Потом я почти полностью голая, на мне только трусы. Грудь ничем не прикрыта, а мне не стыдно. Я не испытываю в своих снах стыда. Никогда. Кто-то нежно, очень ласково водит по моим рукам, груди, ногам холодной мокрой тканью. Мне одновременно жарко и зябко, кожу вспучивает мурашками. Я прошу пить, и мне дают бутылку с водой. Она тёплая, и мне это нравится, но выпить много не получается. Я в какой-то нехорошей беде, словно в болезни, но мне ни капельки не страшно, потому что ладонь на моём затылке, груди, пояснице каким-то немым языком сообщает, что всё пройдёт.

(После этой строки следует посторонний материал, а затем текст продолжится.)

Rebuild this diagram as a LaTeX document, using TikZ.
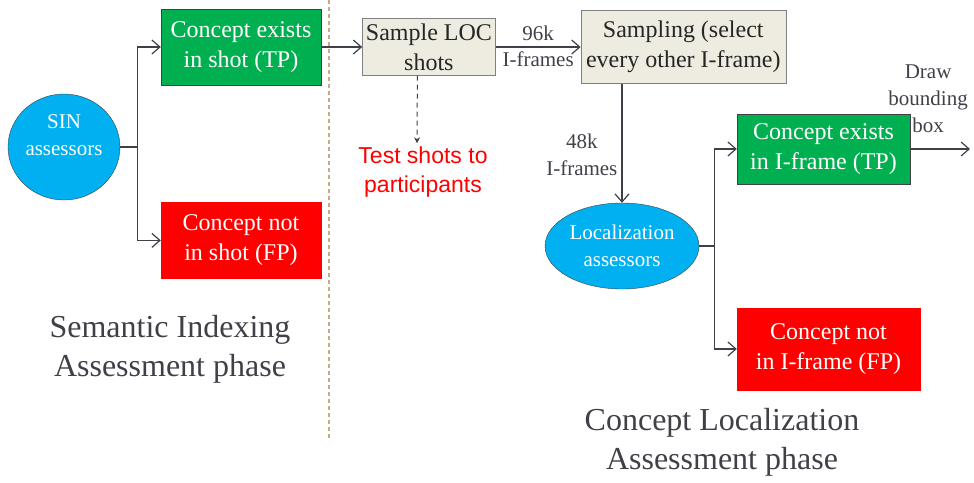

Это ресторан, и мы стоим в очереди. Перед нами пара туристов, и дама очень разговорчива. Она в подробностях рассказывает детали и сложности перелёта, но как только отворачивается на пару мгновений, я ощущаю кожей на затылке прикосновение губ к моей шее. Они тёплые и… невообразимо нежные. Всё это время он ждал момента, чтобы сделать это. От неожиданности, от остроты некоторой публичности этой ласки, а может быть, от понимания его постоянной потребности в них, от необходимости считаться с миром и прятать её, у меня мурашки. Дама снова поворачивается к нам и что-то говорит, усиленно улыбаясь, а у меня подкашиваются ноги.
– Всё хорошее когда-нибудь заканчивается.
– Как и всё плохое.
– У всего есть конец, не так ли?
– Абсолютно у всего.
– Зачем же, в таком случае, мы живём?
– Чтобы любить.
– Я думала, что поступаю правильно, я хотела, как лучше!
– Я знаю.
– Я думала, она станет нашей радостью!
– Я знаю.
– Я думала, она проживёт всю свою долгую жизнь со мной!
– Я тоже так думал. Ты сделала всё, что могла. Ты делаешь больше, чем можешь. Просто пойми, любить иногда бывает больно.
Маленькая кошечка Герда помещается в двух моих ладонях. У неё длинная серая шерсть и очень слабый иммунитет. Она болеет всем на свете, потому что родилась в подсобном сарайчике сторожа возле трансформаторной будки. Я мажу её ушки кремом от грибка, лапки тоже, спинку и шею – так велел доктор, но уже знаю где-то глубоко внутри себя, что никогда не увижу Герду взрослой. У неё самые умные и самые изумрудные глаза на свете, она смотрит ими в мои так неотрывно и так глубоко, что мне кажется, она и не кошка вовсе. Я прошу её сделать хотя бы глоток, признаюсь, что знаю, как ей больно, но без воды она угаснет быстрее, а мне так безумно хочется её жизни. Хотя бы немного.
У неё вирус, который кошки почти никогда не переживают. Возле её носика раны, на дёснах, в горле и трахее тоже. Каждый глоток для неё – пытка, но я не сдаюсь – пытаю. Кап, кап, кап, скатываются капельки с пластикового кончика шприца в её ротик. Она захлёбывается, кашляет, и вся вода, в которой жизнь, выплёскивается через правую ноздрю наружу.
Он, мой человек, просит:
– Ну же, живи, пожалуйста, живи, ты ведь только начала…
Он согревает её своим теплом, потому что она уже слишком холодная, а это означает, что органы внутри её крохотного тела начинают умирать. Иногда она кричит от боли, а я глажу её по голове двумя пальцами, потому что моя ладонь просто не помещается у неё на лбу.
Глотать очень больно. Слишком больно. Слишком.
Как, кап, кап…
Задерживать воду во рту очень просто – я тоже теперь научилась – достаточно только мышцы напрячь.